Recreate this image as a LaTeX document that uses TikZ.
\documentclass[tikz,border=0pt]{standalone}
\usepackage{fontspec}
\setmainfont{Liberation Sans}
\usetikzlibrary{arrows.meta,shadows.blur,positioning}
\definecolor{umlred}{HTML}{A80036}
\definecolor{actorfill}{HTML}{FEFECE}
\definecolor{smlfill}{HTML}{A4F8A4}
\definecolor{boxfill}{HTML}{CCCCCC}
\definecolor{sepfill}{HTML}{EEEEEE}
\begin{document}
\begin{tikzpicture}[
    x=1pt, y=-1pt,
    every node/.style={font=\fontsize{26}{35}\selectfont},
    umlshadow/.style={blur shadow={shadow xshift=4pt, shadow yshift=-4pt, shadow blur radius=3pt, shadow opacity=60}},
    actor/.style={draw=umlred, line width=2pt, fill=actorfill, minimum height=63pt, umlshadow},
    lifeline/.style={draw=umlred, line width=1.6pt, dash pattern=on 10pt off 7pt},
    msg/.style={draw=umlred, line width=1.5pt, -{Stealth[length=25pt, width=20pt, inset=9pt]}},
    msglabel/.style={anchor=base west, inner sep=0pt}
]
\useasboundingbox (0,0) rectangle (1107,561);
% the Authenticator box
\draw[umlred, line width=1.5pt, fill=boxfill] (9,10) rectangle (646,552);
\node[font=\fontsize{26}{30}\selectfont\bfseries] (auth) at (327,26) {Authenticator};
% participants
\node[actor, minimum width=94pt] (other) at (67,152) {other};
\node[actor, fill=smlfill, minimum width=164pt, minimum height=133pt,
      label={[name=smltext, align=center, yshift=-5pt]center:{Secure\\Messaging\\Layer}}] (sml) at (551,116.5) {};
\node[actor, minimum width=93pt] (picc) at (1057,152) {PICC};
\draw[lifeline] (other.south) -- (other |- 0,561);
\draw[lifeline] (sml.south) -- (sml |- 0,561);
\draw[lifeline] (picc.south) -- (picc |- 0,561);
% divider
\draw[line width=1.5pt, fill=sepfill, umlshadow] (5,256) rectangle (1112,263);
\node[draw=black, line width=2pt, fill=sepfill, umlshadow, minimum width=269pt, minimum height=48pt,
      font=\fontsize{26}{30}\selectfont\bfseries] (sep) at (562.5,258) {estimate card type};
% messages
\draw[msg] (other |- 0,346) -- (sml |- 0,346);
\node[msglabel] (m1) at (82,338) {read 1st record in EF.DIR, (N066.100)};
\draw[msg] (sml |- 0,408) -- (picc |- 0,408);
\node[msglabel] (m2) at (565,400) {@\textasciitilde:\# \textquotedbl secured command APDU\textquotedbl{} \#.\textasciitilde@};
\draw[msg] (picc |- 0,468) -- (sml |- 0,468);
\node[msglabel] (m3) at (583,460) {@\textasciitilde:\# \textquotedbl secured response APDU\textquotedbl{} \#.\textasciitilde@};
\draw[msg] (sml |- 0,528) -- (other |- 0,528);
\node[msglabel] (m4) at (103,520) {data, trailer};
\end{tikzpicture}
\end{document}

----

DIRECTIVE:
Word for word, restate all of the data shown above.

WORKED SOLUTION:
Recreate this image as a LaTeX document that uses TikZ.
\documentclass[tikz,border=0pt]{standalone}
\usepackage{fontspec}
\setmainfont{Liberation Sans}
\usetikzlibrary{arrows.meta,shadows.blur,positioning}
\definecolor{umlred}{HTML}{A80036}
\definecolor{actorfill}{HTML}{FEFECE}
\definecolor{smlfill}{HTML}{A4F8A4}
\definecolor{boxfill}{HTML}{CCCCCC}
\definecolor{sepfill}{HTML}{EEEEEE}
\begin{document}
\begin{tikzpicture}[
    x=1pt, y=-1pt,
    every node/.style={font=\fontsize{26}{35}\selectfont},
    umlshadow/.style={blur shadow={shadow xshift=4pt, shadow yshift=-4pt, shadow blur radius=3pt, shadow opacity=60}},
    actor/.style={draw=umlred, line width=2pt, fill=actorfill, minimum height=63pt, umlshadow},
    lifeline/.style={draw=umlred, line width=1.6pt, dash pattern=on 10pt off 7pt},
    msg/.style={draw=umlred, line width=1.5pt, -{Stealth[length=25pt, width=20pt, inset=9pt]}},
    msglabel/.style={anchor=base west, inner sep=0pt}
]
\useasboundingbox (0,0) rectangle (1107,561);
% the Authenticator box
\draw[umlred, line width=1.5pt, fill=boxfill] (9,10) rectangle (646,552);
\node[font=\fontsize{26}{30}\selectfont\bfseries] (auth) at (327,26) {Authenticator};
% participants
\node[actor, minimum width=94pt] (other) at (67,152) {other};
\node[actor, fill=smlfill, minimum width=164pt, minimum height=133pt,
      label={[name=smltext, align=center, yshift=-5pt]center:{Secure\\Messaging\\Layer}}] (sml) at (551,116.5) {};
\node[actor, minimum width=93pt] (picc) at (1057,152) {PICC};
\draw[lifeline] (other.south) -- (other |- 0,561);
\draw[lifeline] (sml.south) -- (sml |- 0,561);
\draw[lifeline] (picc.south) -- (picc |- 0,561);
% divider
\draw[line width=1.5pt, fill=sepfill, umlshadow] (5,256) rectangle (1112,263);
\node[draw=black, line width=2pt, fill=sepfill, umlshadow, minimum width=269pt, minimum height=48pt,
      font=\fontsize{26}{30}\selectfont\bfseries] (sep) at (562.5,258) {estimate card type};
% messages
\draw[msg] (other |- 0,346) -- (sml |- 0,346);
\node[msglabel] (m1) at (82,338) {read 1st record in EF.DIR, (N066.100)};
\draw[msg] (sml |- 0,408) -- (picc |- 0,408);
\node[msglabel] (m2) at (565,400) {@\textasciitilde:\# \textquotedbl secured command APDU\textquotedbl{} \#.\textasciitilde@};
\draw[msg] (picc |- 0,468) -- (sml |- 0,468);
\node[msglabel] (m3) at (583,460) {@\textasciitilde:\# \textquotedbl secured response APDU\textquotedbl{} \#.\textasciitilde@};
\draw[msg] (sml |- 0,528) -- (other |- 0,528);
\node[msglabel] (m4) at (103,520) {data, trailer};
\end{tikzpicture}
\end{document}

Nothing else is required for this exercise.